Sekolah tidak bisa hanya mendasarkan alasan pelaksanaan kegiatan sebagai kegiatan rutin yang sudah dijalankan bertahun-tahun dan menganggap tragedi hanyalah insiden. Alasan naif seperti ini sungguh tidak menghargai jatuhnya korban jiwa, luka, dan trauma pada siswa.

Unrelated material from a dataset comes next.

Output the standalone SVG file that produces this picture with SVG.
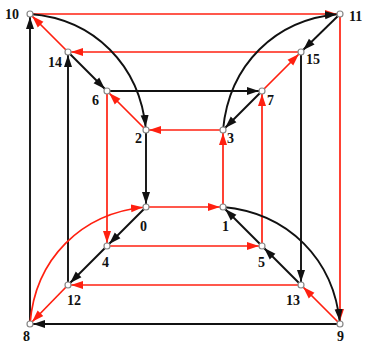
<svg xmlns="http://www.w3.org/2000/svg" width="365" height="344" viewBox="0 0 365 344">
<style>
.r{stroke:#ff2010;stroke-width:1.7;fill:none}
.k{stroke:#111;stroke-width:1.9;fill:none}
.r.a{marker-end:url(#ar)}
.k.a{marker-end:url(#ak)}
.n circle{fill:#fff;stroke:#888;stroke-width:1.2}
.n text{font-family:"Liberation Serif","Times New Roman",serif;font-weight:bold;font-size:14px;fill:#111}
</style>
<defs>
<marker id="ar" markerUnits="userSpaceOnUse" markerWidth="16" markerHeight="10" refX="15" refY="4" orient="auto" viewBox="0 0 16 8">
<path d="M0,0 L12,4 L0,8 z" fill="#ff2010"/>
</marker>
<marker id="ak" markerUnits="userSpaceOnUse" markerWidth="16" markerHeight="10" refX="15" refY="4" orient="auto" viewBox="0 0 16 8">
<path d="M0,0 L12,4 L0,8 z" fill="#111"/>
</marker>
</defs>
<rect width="365" height="344" fill="#fff"/>
<g id="connectors">
<line class="r a" x1="30" y1="14" x2="340" y2="14"/>
<line class="r a" x1="340" y1="14" x2="340" y2="324"/>
<line class="k a" x1="340" y1="324" x2="30" y2="324"/>
<line class="k a" x1="30" y1="324" x2="30" y2="14"/>
<line class="r a" x1="301" y1="52" x2="68" y2="52"/>
<line class="k a" x1="301" y1="52" x2="301" y2="285"/>
<line class="r a" x1="301" y1="285" x2="68" y2="285"/>
<line class="k a" x1="68" y1="285" x2="68" y2="52"/>
<line class="k a" x1="107" y1="91" x2="262" y2="91"/>
<line class="r a" x1="262" y1="246" x2="262" y2="91"/>
<line class="r a" x1="107" y1="246" x2="262" y2="246"/>
<line class="r a" x1="107" y1="91" x2="107" y2="246"/>
<line class="r a" x1="223" y1="130" x2="146" y2="130"/>
<line class="r a" x1="223" y1="207" x2="223" y2="130"/>
<line class="r a" x1="146" y1="207" x2="223" y2="207"/>
<line class="k a" x1="146" y1="130" x2="146" y2="207"/>
<line class="r a" x1="68" y1="52" x2="30" y2="14"/>
<line class="k a" x1="68" y1="52" x2="107" y2="91"/>
<line class="r a" x1="146" y1="130" x2="107" y2="91"/>
<line class="k a" x1="340" y1="14" x2="301" y2="52"/>
<line class="r a" x1="262" y1="91" x2="301" y2="52"/>
<line class="k a" x1="262" y1="91" x2="223" y2="130"/>
<line class="k a" x1="146" y1="207" x2="107" y2="246"/>
<line class="k a" x1="107" y1="246" x2="68" y2="285"/>
<line class="r a" x1="68" y1="285" x2="30" y2="324"/>
<line class="k a" x1="262" y1="246" x2="223" y2="207"/>
<line class="k a" x1="301" y1="285" x2="262" y2="246"/>
<line class="r a" x1="340" y1="324" x2="301" y2="285"/>
<path class="k a" d="M30,14 C94,19 140,65 146,130"/>
<path class="k a" d="M223,130 C229,65 275,19 340,14"/>
<path class="r a" d="M30,324 C35,259 81,213 146,207"/>
<path class="k a" d="M223,207 C288,213 334,259 340,324"/>
</g>
<g id="n0" class="n"><circle cx="146" cy="207" r="3"/><text x="140" y="231">0</text></g>
<g id="n1" class="n"><circle cx="223" cy="207" r="3"/><text x="222" y="231">1</text></g>
<g id="n2" class="n"><circle cx="146" cy="130" r="3"/><text x="135" y="143">2</text></g>
<g id="n3" class="n"><circle cx="223" cy="130" r="3"/><text x="227" y="143">3</text></g>
<g id="n4" class="n"><circle cx="107" cy="246" r="3"/><text x="102" y="267">4</text></g>
<g id="n5" class="n"><circle cx="262" cy="246" r="3"/><text x="258" y="267">5</text></g>
<g id="n6" class="n"><circle cx="107" cy="91" r="3"/><text x="92" y="105">6</text></g>
<g id="n7" class="n"><circle cx="262" cy="91" r="3"/><text x="267" y="105">7</text></g>
<g id="n8" class="n"><circle cx="30" cy="324" r="3"/><text x="23" y="341">8</text></g>
<g id="n9" class="n"><circle cx="340" cy="324" r="3"/><text x="337" y="341">9</text></g>
<g id="n10" class="n"><circle cx="30" cy="14" r="3"/><text x="5" y="19">10</text></g>
<g id="n11" class="n"><circle cx="340" cy="14" r="3"/><text x="349" y="21">11</text></g>
<g id="n12" class="n"><circle cx="68" cy="285" r="3"/><text x="67" y="305">12</text></g>
<g id="n13" class="n"><circle cx="301" cy="285" r="3"/><text x="286" y="305">13</text></g>
<g id="n14" class="n"><circle cx="68" cy="52" r="3"/><text x="48" y="67">14</text></g>
<g id="n15" class="n"><circle cx="301" cy="52" r="3"/><text x="306" y="64">15</text></g>
</svg>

Kegiatan ekstrakurikuler siswa beragam sesuai kebutuhan dan keputusan sekolah. Di luar kegiatan pramuka, sangat mungkin sekolah mengembangkan kegiatan yang bersifat masif dan cenderung outing. Jika kegiatan pramuka, yang merupakan ekstrakurikuler wajib dengan dukungan hierarki regulasi yang lengkap, tetap saja tidak memiliki wawasan manajemen risiko, bagaimana dengan kegiatan ekstrakurikuler lainnya?

Dibutuhkan pemahaman dan edukasi lebih lanjut tentang manajemen risiko dalam berkegiatan di sekolah agar terhindar dari kejadian buruk yang berulang.
(maf)
Copyright © 2024 SINDOnews.com
All Rights Reserved
berita/ rendering in 0.3662 seconds (0.1#10.140)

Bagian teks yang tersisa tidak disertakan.